The basic concept is relatively simple. Our human brains are evolved to make us highly social and “responsible” animals. As such, our brains are wired to often suppress feelings of fear and anger – especially when those are directed at people we love, the job we rely on, etc. When those feelings intensify and threaten to leave our unconscious, the brain works with the nervous system to create pain in the body by restricting oxygen to certain muscle groups. It’s the brain’s perverse way of trying to help you continue to avoid focusing on normal - yet scary - emotions. When you become fixated on the physical pain, you can continue to suppress the emotions.
The “treatment” of the pain, therefore, is 100% psychological. You have to show the brain that the pain is not working to distract you. In response to the pain, you have to dive deeper into the emotions you’ve been avoiding. Dr. Sarno suggests making a list of all the pressures you feel in your life – both external pressures (stressors at work, deadlines, fraught relationships, etc.) and internal, self-imposed pressures (“I want to be liked by everyone,” or “I feel like I absolutely cannot fail,” etc.). The exercise forced me to face bigger pressures that I had felt rising in my life, and to recognize smaller pressures that I had failed to even acknowledge – normal, simple things like, “I feel pressure to not be angry at my child,” even in a moment when she’s driving me nuts.

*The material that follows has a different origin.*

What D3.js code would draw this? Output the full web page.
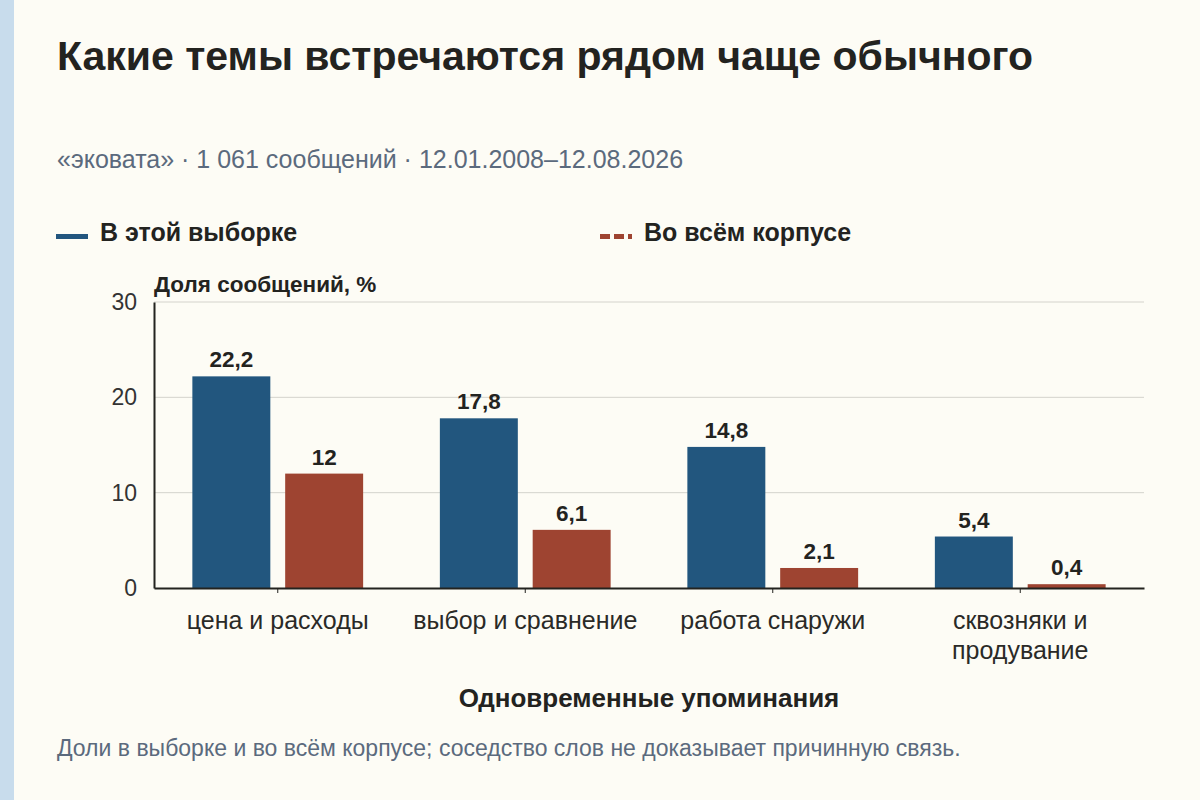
<!DOCTYPE html>
<html><head><meta charset="utf-8">
<script src="https://cdn.jsdelivr.net/npm/d3@7"></script>
<style>
html,body{margin:0;padding:0;background:#fdfcf5;}
svg{display:block;font-family:"Liberation Sans",Arial,sans-serif;}
</style></head>
<body>
<svg id="chart" width="1200" height="800"></svg>
<script>
const categories = ["цена и расходы", "выбор и сравнение", "работа снаружи", "сквозняки и продувание"];
const categoryLines = [["цена и расходы"], ["выбор и сравнение"], ["работа снаружи"], ["сквозняки и", "продувание"]];
const seriesNames = ["В этой выборке", "Во всём корпусе"];
const sampleValues = [22.2, 17.8, 14.8, 5.4];
const corpusValues = [12, 6.1, 2.1, 0.4];
const yTicks = [0, 10, 20, 30];
const colors = ["#22567e", "#9e4431"];

const svg = d3.select("#chart");
svg.append("rect").attr("width",1200).attr("height",800).attr("fill","#fdfcf5");
svg.append("rect").attr("width",14).attr("height",800).attr("fill","#c8dcec");

const mLeft = 154, mRight = 1144, mTop = 302, mBottom = 588;
const x0 = d3.scaleBand().domain(categories).range([mLeft, mRight]).paddingInner(0.31).paddingOuter(0.155);
const x1 = d3.scaleBand().domain(seriesNames).range([0, x0.bandwidth()]).paddingInner(0.16);
const y = d3.scaleLinear().domain([0, 30]).range([mBottom, mTop]);

svg.append("text").attr("x",57).attr("y",70).attr("font-size",41).attr("font-weight","bold").attr("fill","#23231f")
  .text("Какие темы встречаются рядом чаще обычного");
svg.append("text").attr("x",57).attr("y",168).attr("font-size",25).attr("fill","#5b6a7d")
  .text("«эковата» · 1 061 сообщений · 12.01.2008–12.08.2026");

// legend
const legX = [56, 600];
seriesNames.forEach((s,i)=>{
  const g = svg.append("g");
  if(i===0){
    g.append("rect").attr("x",legX[i]).attr("y",234).attr("width",32).attr("height",5).attr("fill",colors[i]);
  } else {
    g.append("line").attr("x1",legX[i]).attr("x2",legX[i]+32).attr("y1",236.5).attr("y2",236.5)
      .attr("stroke",colors[i]).attr("stroke-width",5).attr("stroke-dasharray","10,4");
  }
  g.append("text").attr("x",legX[i]+44).attr("y",241).attr("font-size",25).attr("font-weight","bold").attr("fill","#23231f").text(s);
});

// grid
svg.append("g").selectAll("line").data(yTicks.filter(d=>d>0)).join("line")
  .attr("x1",mLeft).attr("x2",mRight).attr("y1",d=>y(d)).attr("y2",d=>y(d))
  .attr("stroke","#d4d3cc").attr("stroke-width",1);

// y axis
const yAxis = svg.append("g").attr("transform",`translate(${mLeft},0)`)
  .call(d3.axisLeft(y).tickValues(yTicks).tickSize(0).tickPadding(17).tickFormat(d3.format("d")));
yAxis.select(".domain").attr("stroke","#23231f").attr("stroke-width",2);
yAxis.selectAll("text").attr("font-size",23).attr("fill","#333").attr("font-family","Liberation Sans, Arial, sans-serif");

svg.append("text").attr("x",154).attr("y",292).attr("font-size",22.5).attr("font-weight","bold").attr("fill","#23231f")
  .text("Доля сообщений, %");

// bars
const data = categories.map((c,i)=>({cat:c, vals:[sampleValues[i], corpusValues[i]]}));
const groups = svg.append("g").selectAll("g").data(data).join("g")
  .attr("transform",d=>`translate(${x0(d.cat)},0)`);
groups.selectAll("rect").data(d=>d.vals.map((v,i)=>({s:seriesNames[i], v, i}))).join("rect")
  .attr("x",d=>x1(d.s)).attr("width",x1.bandwidth())
  .attr("y",d=>y(d.v)).attr("height",d=>y(0)-y(d.v)).attr("fill",d=>colors[d.i]);
const fmt = v => String(v).replace(".", ",");
groups.selectAll("text").data(d=>d.vals.map((v,i)=>({s:seriesNames[i], v, i}))).join("text")
  .attr("x",d=>x1(d.s)+x1.bandwidth()/2).attr("y",d=>y(d.v)-9)
  .attr("text-anchor","middle").attr("font-size",22.5).attr("font-weight","bold").attr("fill","#23231f")
  .text(d=>fmt(d.v));

// x axis
const xAxis = svg.append("g").attr("transform",`translate(0,${mBottom})`)
  .call(d3.axisBottom(x0).tickSize(5).tickSizeOuter(0).tickFormat(""));
xAxis.select(".domain").attr("stroke","#23231f").attr("stroke-width",2);
xAxis.selectAll(".tick line").attr("stroke","#23231f");

const labels = svg.append("g").selectAll("text").data(categories).join("text")
  .attr("x",d=>x0(d)+x0.bandwidth()/2).attr("y",629)
  .attr("text-anchor","middle").attr("font-size",25).attr("fill","#2a2a27");
labels.each(function(d,i){
  d3.select(this).selectAll("tspan").data(categoryLines[i]).join("tspan")
    .attr("x",x0(d)+x0.bandwidth()/2).attr("dy",(t,j)=>j===0?0:30).text(t=>t);
});

svg.append("text").attr("x",(mLeft+mRight)/2).attr("y",707).attr("text-anchor","middle")
  .attr("font-size",26).attr("font-weight","bold").attr("fill","#23231f").text("Одновременные упоминания");

svg.append("text").attr("x",57).attr("y",756).attr("font-size",23).attr("fill","#5b6a7d")
  .text("Доли в выборке и во всём корпусе; соседство слов не доказывает причинную связь.");
</script>
</body></html>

If you asked me a month ago, I would have told you sincerely that my life didn’t have a lot of pressure. Now I was lying in bed, making a list of pressures that - without a whole lot of effort - was 25 items long.
I was completely humbled. Whatever autopilot I had been on felt utterly disabled. And I was doing something so simple yet elusive in my day to day life. I was allowing myself to feel the feelings I had been having. I didn’t need to do anything about them. I didn’t need to “fix” the issues that were creating the feelings. I just needed to give those feelings a home. I needed to show my brain that it was okay to feel scared and angry. And the most amazing thing is: it worked. The pain started subsiding the next day. I journaled every day and kept coming back to the psychological work. Within a few days I was fully functional. I canceled my appointment with an orthopedist and every morning I get out of bed feeling grateful to have a pain-free body.
For someone who makes a living helping leaders deal with their emotions, this has been a stark reminder for me of how much I can still avoid doing that work for myself, especially when things get really busy. In fact, focusing on other people helps me avoid doing that work myself.
Whether or not you have back pain, creating the space to acknowledge the pressures in your life and to feel those feelings is a healing process. The vast majority of leaders we support have the same mechanism for suppressing their feelings: if I can’t fix it, then why dwell on it? But the answer to that is simple: feelings don’t need to be “fixed,” they just need to be felt. When we don’t allow ourselves to feel them, we create greater trouble for ourselves and our bodies. When we give ourselves space to simply feel – through journaling, reflection, meditation, or therapy - we increase our capacity to move forward in life. Feeling won’t make you less “productive.” It’s more likely to do the opposite: release some pressure and allow you to move forward with greater ease.